Climate science has been contaminated by people pushing an agenda and providing funding to scientists willing to follow the money.
People aren’t allowed to questioning the science without being considered ‘idiots’ (somewhat similar to those questioning vaccines…). Science should always be open to debate.
Citing extensive data (pdf) to support their case, William Happer, professor emeritus in physics at Princeton University, and Richard Lindzen, professor emeritus of atmospheric science at Massachusetts Institute of Technology (MIT), argued that the claims used by the EPA to justify the new regulations aren't based on scientific facts but rather political opinions and speculative models that have consistently proven to be wrong.
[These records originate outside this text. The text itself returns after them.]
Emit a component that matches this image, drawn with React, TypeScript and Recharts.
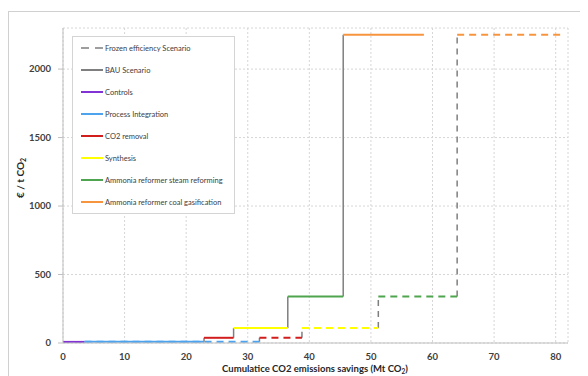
import { LineChart, Line, XAxis, YAxis, CartesianGrid, Legend, Label } from 'recharts';

// abatement measures, in merit order
const MEASURES = [
  'Controls',
  'Process Integration',
  'CO2 removal',
  'Synthesis',
  'Ammonia reformer steam reforming',
  'Ammonia reformer coal gasification',
];
const MEASURE_COLORS = ['#8233d6', '#4ea3ef', '#d21d1d', '#ffff00', '#4fa54f', '#f7953f'];
// €/t CO2
const COSTS = [8, 9, 38, 110, 340, 2250];
// cumulative savings (Mt CO2) at the edges of each step
const BAU_EDGES = [0, 3.5, 22.9, 27.7, 36.5, 45.5, 58.6];
const FROZEN_EDGES = [0, 3.5, 31.9, 38.8, 51.2, 64.0, 81.0];

const X_TICKS = [0, 10, 20, 30, 40, 50, 60, 70, 80];
const Y_TICKS = [0, 500, 1000, 1500, 2000];

const GRAY = '#7f7f7f';
const FONT = 'Lato, "Open Sans", sans-serif';
const DASH = '7 5';

const steps = (edges: number[]) =>
  COSTS.map((c, i) => [
    { x: edges[i], y: c },
    { x: edges[i + 1], y: c },
  ]);

const risers = (edges: number[]) =>
  COSTS.slice(1).map((c, i) => [
    { x: edges[i + 1], y: COSTS[i] },
    { x: edges[i + 1], y: c },
  ]);

function LegendBox() {
  const rows = [
    { label: 'Frozen efficiency Scenario', color: GRAY, dash: '8 6', w: 1.5 },
    { label: 'BAU Scenario', color: GRAY, dash: undefined, w: 2 },
    ...MEASURES.map((m, i) => ({ label: m, color: MEASURE_COLORS[i], dash: undefined, w: 2 })),
  ];
  return (
    <div
      style={{
        width: 161,
        height: 176,
        background: '#fff',
        border: '1px solid #d4d4d4',
        fontFamily: FONT,
        fontSize: 7.5,
        color: '#404040',
      }}
    >
      {rows.map(r => (
        <div key={r.label} style={{ height: 22, display: 'flex', alignItems: 'center' }}>
          <svg width={32} height={6} style={{ flex: 'none' }}>
            <line x1={8} x2={30} y1={3} y2={3} stroke={r.color} strokeWidth={r.w} strokeDasharray={r.dash} />
          </svg>
          <span style={{ whiteSpace: 'nowrap' }}>{r.label}</span>
        </div>
      ))}
    </div>
  );
}

export default function App() {
  const bauSteps = steps(BAU_EDGES);
  const frozenSteps = steps(FROZEN_EDGES);
  const bauRisers = risers(BAU_EDGES);
  const frozenRisers = risers(FROZEN_EDGES);

  const tick = { fontSize: 9.5, fontWeight: 700, fill: '#404040', fontFamily: FONT };

  return (
    <div style={{ position: 'relative', width: 580, height: 368, overflow: 'hidden' }}>
      <div
        style={{
          position: 'absolute', left: 0, top: 3, width: 700, height: 500,
          border: '1px solid #d0d0d0', boxSizing: 'border-box',
        }}
      />
      <div style={{ position: 'absolute', left: 0, top: 0 }}>
        <LineChart width={580} height={368} margin={{ top: 20, right: 20, left: 0, bottom: 0 }}>
          <CartesianGrid stroke="#d6d6d6" strokeDasharray="2 2" />
          <XAxis
            dataKey="x"
            type="number"
            domain={[0, 82]}
            ticks={X_TICKS}
            allowDataOverflow
            height={33}
            stroke="#bfbfbf"
            tickLine={false}
            tickSize={5}
            tickMargin={5}
            tick={tick}
          >
            <Label
              content={() => (
                <text x={307} y={364} textAnchor="middle" fontFamily={FONT} fontSize={9.5} fontWeight={700} fill="#262626">
                  Cumulatice CO2 emissions savings (Mt CO
                  <tspan fontSize={6.5} dy={1.5}>2</tspan>
                  <tspan dy={-1.5}>)</tspan>
                </text>
              )}
            />
          </XAxis>
          <YAxis
            type="number"
            domain={[0, 2300]}
            ticks={Y_TICKS}
            allowDataOverflow
            width={55}
            stroke="#bfbfbf"
            tickSize={5}
            tickMargin={7}
            tick={tick}
          >
            <Label
              content={() => (
                <text
                  x={16}
                  y={170}
                  transform="rotate(-90 16 170)"
                  textAnchor="middle"
                  fontFamily={FONT}
                  fontSize={10}
                  fontWeight={700}
                  fill="#262626"
                >
                  € / t CO
                  <tspan fontSize={7} dy={2}>2</tspan>
                </text>
              )}
            />
          </YAxis>
          <Legend
            layout="vertical"
            align="center"
            verticalAlign="middle"
            wrapperStyle={{ left: 64, top: 28, width: 163, height: 178 }}
            content={() => <LegendBox />}
          />

          {/* frozen efficiency scenario */}
          {frozenRisers.map((d, i) => (
            <Line
              key={`fr-${i}`}
              data={d}
              dataKey="y"
              stroke={GRAY}
              strokeWidth={1.5}
              strokeDasharray="6 5"
              dot={false}
              activeDot={false}
              legendType="none"
              isAnimationActive={false}
            />
          ))}
          {frozenSteps.map((d, i) => (
            <Line
              key={`fs-${i}`}
              data={d}
              dataKey="y"
              stroke={MEASURE_COLORS[i]}
              strokeWidth={2}
              strokeDasharray={DASH}
              dot={false}
              activeDot={false}
              legendType="none"
              isAnimationActive={false}
            />
          ))}

          {/* BAU scenario */}
          {bauRisers.map((d, i) => (
            <Line
              key={`br-${i}`}
              data={d}
              dataKey="y"
              stroke={GRAY}
              strokeWidth={1.5}
              dot={false}
              activeDot={false}
              legendType="none"
              isAnimationActive={false}
            />
          ))}
          {bauSteps.map((d, i) => (
            <Line
              key={`bs-${i}`}
              data={d}
              dataKey="y"
              stroke={MEASURE_COLORS[i]}
              strokeWidth={2}
              dot={false}
              activeDot={false}
              legendType="none"
              isAnimationActive={false}
            />
          ))}
        </LineChart>
      </div>
    </div>
  );
}
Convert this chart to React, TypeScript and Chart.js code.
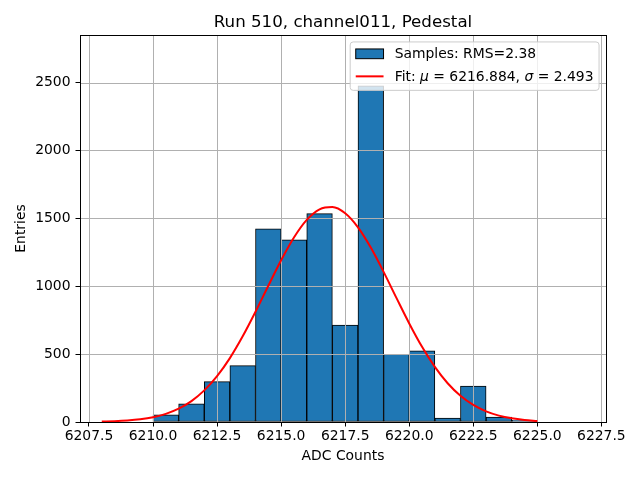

“The unscientific method of analysis, relying on consensus, peer review, government opinion, models that do not work, cherry-picking data and omitting voluminous contradictory data, is commonly employed in these studies and by the EPA in the Proposed Rule,” Mr. Happer and Mr. Lindzen wrote. “None of the studies provides scientific knowledge, and thus none provides any scientific support for the Proposed Rule.
Last I checked agriculture in NZ was powered by solar energy - called photosynthesis?? The many millennia precursor to fossil fuels??
Also the leaf remains many times more efficient than any solar panel so until poor old tech catches up to natures wizardry there’ll be no competition really.
Humanity would have starved long if we could only eat what we ourselves could grow and digest in an arable field. There are alternatives of course
“the energy and materials to create mass cellular agricultural production will be immense and will likely be supported by non-renewable energy and resources. Similar parallels can be drawn to the mass scaling of electric vehicles (Contestabileet al., 2012). Thus, promised environmental benefits are not likely to be realized at first and there remains questions about the energy needed to operate mass cellular agriculture infrastructure.”
Meanwhile we are importing hundreds of thousands of carbon emitters every year, whilst reducing the amount of food available to feed them. Perhaps we should be focused on reducing the human population not cows. Stop paying people on benefits to breed, and stop importing people to drive Ubers and work in pizza shops.